Copy exactly, leaving out every image, the lines from the one with "Give me the Plotly source for this chart." through the one with "return xs, ys", inclusive.

— begin Data rows —

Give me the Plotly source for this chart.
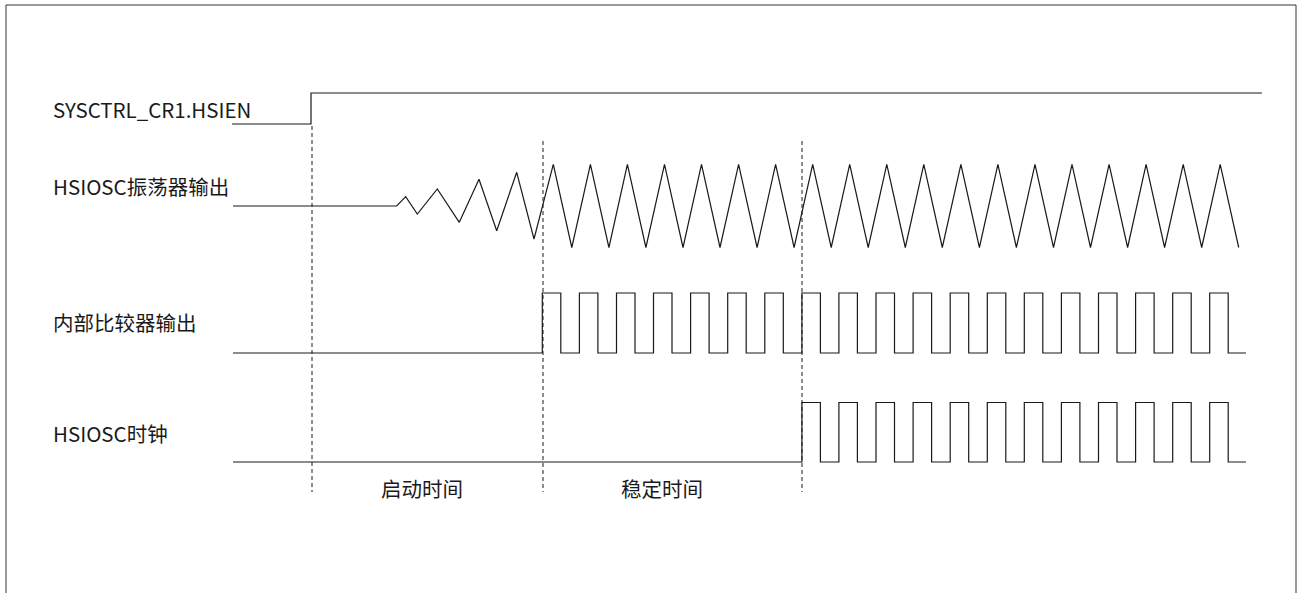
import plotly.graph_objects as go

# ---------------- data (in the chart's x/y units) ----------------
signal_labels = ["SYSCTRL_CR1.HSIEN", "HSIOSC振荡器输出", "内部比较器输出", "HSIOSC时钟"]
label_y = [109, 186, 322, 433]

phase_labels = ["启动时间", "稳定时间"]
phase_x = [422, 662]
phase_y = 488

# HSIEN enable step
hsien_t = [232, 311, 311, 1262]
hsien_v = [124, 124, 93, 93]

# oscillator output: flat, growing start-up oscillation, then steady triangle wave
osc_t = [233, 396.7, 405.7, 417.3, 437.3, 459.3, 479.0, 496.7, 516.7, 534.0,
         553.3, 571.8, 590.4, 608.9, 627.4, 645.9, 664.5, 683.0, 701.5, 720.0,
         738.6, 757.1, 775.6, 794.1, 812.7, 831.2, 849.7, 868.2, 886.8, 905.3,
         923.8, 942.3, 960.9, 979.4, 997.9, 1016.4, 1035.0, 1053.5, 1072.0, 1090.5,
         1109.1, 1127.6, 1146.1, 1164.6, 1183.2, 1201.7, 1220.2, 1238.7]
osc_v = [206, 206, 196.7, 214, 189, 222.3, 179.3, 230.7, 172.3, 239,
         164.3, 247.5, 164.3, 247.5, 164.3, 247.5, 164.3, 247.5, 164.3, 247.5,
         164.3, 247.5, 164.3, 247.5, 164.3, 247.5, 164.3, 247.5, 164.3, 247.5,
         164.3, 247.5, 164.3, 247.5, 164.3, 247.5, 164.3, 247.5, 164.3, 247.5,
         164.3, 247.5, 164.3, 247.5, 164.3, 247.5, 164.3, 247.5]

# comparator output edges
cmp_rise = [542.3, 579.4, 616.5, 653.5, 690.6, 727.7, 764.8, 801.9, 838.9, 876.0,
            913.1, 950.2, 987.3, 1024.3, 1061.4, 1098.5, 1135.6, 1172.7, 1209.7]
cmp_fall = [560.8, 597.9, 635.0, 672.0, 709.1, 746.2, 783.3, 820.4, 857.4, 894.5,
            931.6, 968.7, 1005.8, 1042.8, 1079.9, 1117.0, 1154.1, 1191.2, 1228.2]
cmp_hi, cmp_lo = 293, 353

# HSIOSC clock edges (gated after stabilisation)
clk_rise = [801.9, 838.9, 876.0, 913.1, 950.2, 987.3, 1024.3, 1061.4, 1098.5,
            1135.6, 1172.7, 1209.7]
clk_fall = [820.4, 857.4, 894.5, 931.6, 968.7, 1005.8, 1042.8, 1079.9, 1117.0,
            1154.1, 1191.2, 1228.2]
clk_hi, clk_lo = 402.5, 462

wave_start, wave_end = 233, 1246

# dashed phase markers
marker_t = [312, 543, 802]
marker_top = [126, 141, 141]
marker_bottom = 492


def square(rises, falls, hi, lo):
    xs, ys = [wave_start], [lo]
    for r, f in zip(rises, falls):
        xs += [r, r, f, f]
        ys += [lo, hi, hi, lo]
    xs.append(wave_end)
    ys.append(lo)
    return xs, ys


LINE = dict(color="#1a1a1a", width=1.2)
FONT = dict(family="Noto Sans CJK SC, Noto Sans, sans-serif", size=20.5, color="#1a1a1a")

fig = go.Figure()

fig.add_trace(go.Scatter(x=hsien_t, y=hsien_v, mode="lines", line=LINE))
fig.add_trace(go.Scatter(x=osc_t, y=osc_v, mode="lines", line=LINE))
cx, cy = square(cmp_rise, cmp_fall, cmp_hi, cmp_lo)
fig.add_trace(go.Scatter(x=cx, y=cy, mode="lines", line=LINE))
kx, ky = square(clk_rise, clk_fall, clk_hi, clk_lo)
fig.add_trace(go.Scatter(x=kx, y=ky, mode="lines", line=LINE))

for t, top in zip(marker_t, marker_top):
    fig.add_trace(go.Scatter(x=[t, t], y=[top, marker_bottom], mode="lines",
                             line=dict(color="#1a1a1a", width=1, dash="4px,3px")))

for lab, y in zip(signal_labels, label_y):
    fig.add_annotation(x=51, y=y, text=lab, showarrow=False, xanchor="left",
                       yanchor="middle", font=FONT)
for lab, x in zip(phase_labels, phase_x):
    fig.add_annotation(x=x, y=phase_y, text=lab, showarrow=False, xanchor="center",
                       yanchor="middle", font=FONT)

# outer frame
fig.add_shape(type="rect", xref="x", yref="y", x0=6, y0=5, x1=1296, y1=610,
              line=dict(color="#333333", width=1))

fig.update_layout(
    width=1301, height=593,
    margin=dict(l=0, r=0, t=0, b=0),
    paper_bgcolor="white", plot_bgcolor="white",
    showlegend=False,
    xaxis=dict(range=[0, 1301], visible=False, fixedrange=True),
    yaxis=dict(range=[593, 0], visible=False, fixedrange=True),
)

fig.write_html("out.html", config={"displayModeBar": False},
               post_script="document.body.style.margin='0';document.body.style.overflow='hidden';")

— end Data rows —
— begin Data rows —

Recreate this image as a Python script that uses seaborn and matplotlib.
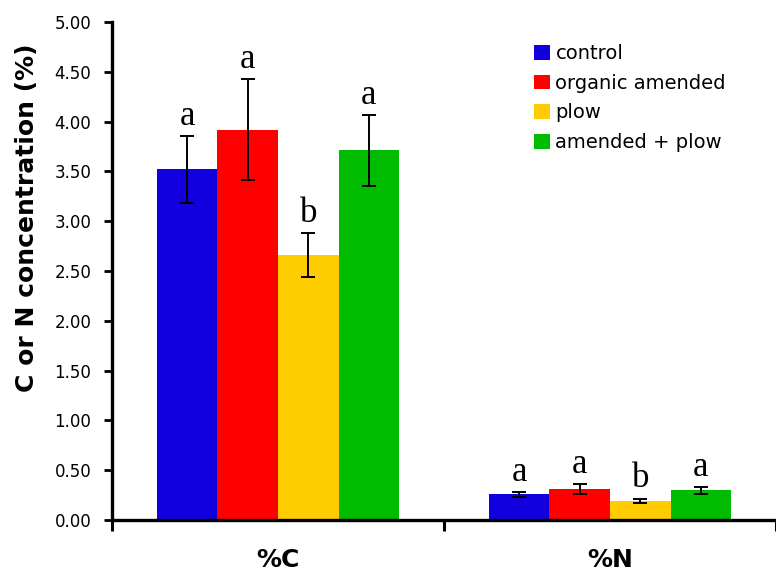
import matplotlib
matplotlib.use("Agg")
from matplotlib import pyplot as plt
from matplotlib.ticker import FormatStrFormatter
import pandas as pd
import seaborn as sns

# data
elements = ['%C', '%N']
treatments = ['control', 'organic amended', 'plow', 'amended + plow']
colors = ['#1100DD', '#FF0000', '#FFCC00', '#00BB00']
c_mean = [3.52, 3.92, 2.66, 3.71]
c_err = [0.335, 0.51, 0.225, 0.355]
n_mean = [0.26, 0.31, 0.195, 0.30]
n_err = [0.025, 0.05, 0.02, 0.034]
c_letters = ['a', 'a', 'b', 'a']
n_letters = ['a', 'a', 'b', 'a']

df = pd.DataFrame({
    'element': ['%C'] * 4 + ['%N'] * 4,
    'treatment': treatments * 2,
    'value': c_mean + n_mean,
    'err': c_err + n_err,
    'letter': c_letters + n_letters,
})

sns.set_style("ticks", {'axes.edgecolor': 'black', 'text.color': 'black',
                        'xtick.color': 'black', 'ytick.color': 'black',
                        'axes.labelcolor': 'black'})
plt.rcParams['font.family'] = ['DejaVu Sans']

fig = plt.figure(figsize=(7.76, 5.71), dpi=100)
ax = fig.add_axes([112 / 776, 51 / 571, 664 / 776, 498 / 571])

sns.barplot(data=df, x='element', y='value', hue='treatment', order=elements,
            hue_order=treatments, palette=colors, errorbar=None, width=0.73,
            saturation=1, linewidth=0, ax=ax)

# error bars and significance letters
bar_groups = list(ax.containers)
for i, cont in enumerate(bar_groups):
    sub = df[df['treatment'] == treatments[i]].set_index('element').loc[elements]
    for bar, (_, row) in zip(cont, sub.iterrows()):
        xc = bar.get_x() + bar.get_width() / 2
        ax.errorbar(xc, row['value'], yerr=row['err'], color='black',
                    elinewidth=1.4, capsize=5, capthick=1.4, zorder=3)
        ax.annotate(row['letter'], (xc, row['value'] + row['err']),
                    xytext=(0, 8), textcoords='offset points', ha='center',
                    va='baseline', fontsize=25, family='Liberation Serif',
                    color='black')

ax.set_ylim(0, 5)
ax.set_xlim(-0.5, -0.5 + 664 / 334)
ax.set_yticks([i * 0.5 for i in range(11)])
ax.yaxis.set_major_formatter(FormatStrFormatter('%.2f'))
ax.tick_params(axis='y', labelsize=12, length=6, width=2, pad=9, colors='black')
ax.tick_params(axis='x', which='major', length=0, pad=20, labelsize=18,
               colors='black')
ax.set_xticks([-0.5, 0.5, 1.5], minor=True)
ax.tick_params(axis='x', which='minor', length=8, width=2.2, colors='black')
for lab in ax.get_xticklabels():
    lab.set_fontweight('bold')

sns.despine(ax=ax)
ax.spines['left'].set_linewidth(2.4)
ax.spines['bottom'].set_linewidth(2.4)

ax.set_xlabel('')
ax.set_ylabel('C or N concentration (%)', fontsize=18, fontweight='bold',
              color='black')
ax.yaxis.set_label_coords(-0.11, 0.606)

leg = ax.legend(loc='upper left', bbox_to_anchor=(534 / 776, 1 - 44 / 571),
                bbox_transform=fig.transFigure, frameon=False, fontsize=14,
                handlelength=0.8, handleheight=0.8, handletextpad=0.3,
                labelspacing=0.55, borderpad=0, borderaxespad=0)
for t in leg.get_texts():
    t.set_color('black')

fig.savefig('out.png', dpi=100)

— end Data rows —

In response:
Give me the Plotly source for this chart.
import plotly.graph_objects as go

# ---------------- data (in the chart's x/y units) ----------------
signal_labels = ["SYSCTRL_CR1.HSIEN", "HSIOSC振荡器输出", "内部比较器输出", "HSIOSC时钟"]
label_y = [109, 186, 322, 433]

phase_labels = ["启动时间", "稳定时间"]
phase_x = [422, 662]
phase_y = 488

# HSIEN enable step
hsien_t = [232, 311, 311, 1262]
hsien_v = [124, 124, 93, 93]

# oscillator output: flat, growing start-up oscillation, then steady triangle wave
osc_t = [233, 396.7, 405.7, 417.3, 437.3, 459.3, 479.0, 496.7, 516.7, 534.0,
         553.3, 571.8, 590.4, 608.9, 627.4, 645.9, 664.5, 683.0, 701.5, 720.0,
         738.6, 757.1, 775.6, 794.1, 812.7, 831.2, 849.7, 868.2, 886.8, 905.3,
         923.8, 942.3, 960.9, 979.4, 997.9, 1016.4, 1035.0, 1053.5, 1072.0, 1090.5,
         1109.1, 1127.6, 1146.1, 1164.6, 1183.2, 1201.7, 1220.2, 1238.7]
osc_v = [206, 206, 196.7, 214, 189, 222.3, 179.3, 230.7, 172.3, 239,
         164.3, 247.5, 164.3, 247.5, 164.3, 247.5, 164.3, 247.5, 164.3, 247.5,
         164.3, 247.5, 164.3, 247.5, 164.3, 247.5, 164.3, 247.5, 164.3, 247.5,
         164.3, 247.5, 164.3, 247.5, 164.3, 247.5, 164.3, 247.5, 164.3, 247.5,
         164.3, 247.5, 164.3, 247.5, 164.3, 247.5, 164.3, 247.5]

# comparator output edges
cmp_rise = [542.3, 579.4, 616.5, 653.5, 690.6, 727.7, 764.8, 801.9, 838.9, 876.0,
            913.1, 950.2, 987.3, 1024.3, 1061.4, 1098.5, 1135.6, 1172.7, 1209.7]
cmp_fall = [560.8, 597.9, 635.0, 672.0, 709.1, 746.2, 783.3, 820.4, 857.4, 894.5,
            931.6, 968.7, 1005.8, 1042.8, 1079.9, 1117.0, 1154.1, 1191.2, 1228.2]
cmp_hi, cmp_lo = 293, 353

# HSIOSC clock edges (gated after stabilisation)
clk_rise = [801.9, 838.9, 876.0, 913.1, 950.2, 987.3, 1024.3, 1061.4, 1098.5,
            1135.6, 1172.7, 1209.7]
clk_fall = [820.4, 857.4, 894.5, 931.6, 968.7, 1005.8, 1042.8, 1079.9, 1117.0,
            1154.1, 1191.2, 1228.2]
clk_hi, clk_lo = 402.5, 462

wave_start, wave_end = 233, 1246

# dashed phase markers
marker_t = [312, 543, 802]
marker_top = [126, 141, 141]
marker_bottom = 492


def square(rises, falls, hi, lo):
    xs, ys = [wave_start], [lo]
    for r, f in zip(rises, falls):
        xs += [r, r, f, f]
        ys += [lo, hi, hi, lo]
    xs.append(wave_end)
    ys.append(lo)
    return xs, ys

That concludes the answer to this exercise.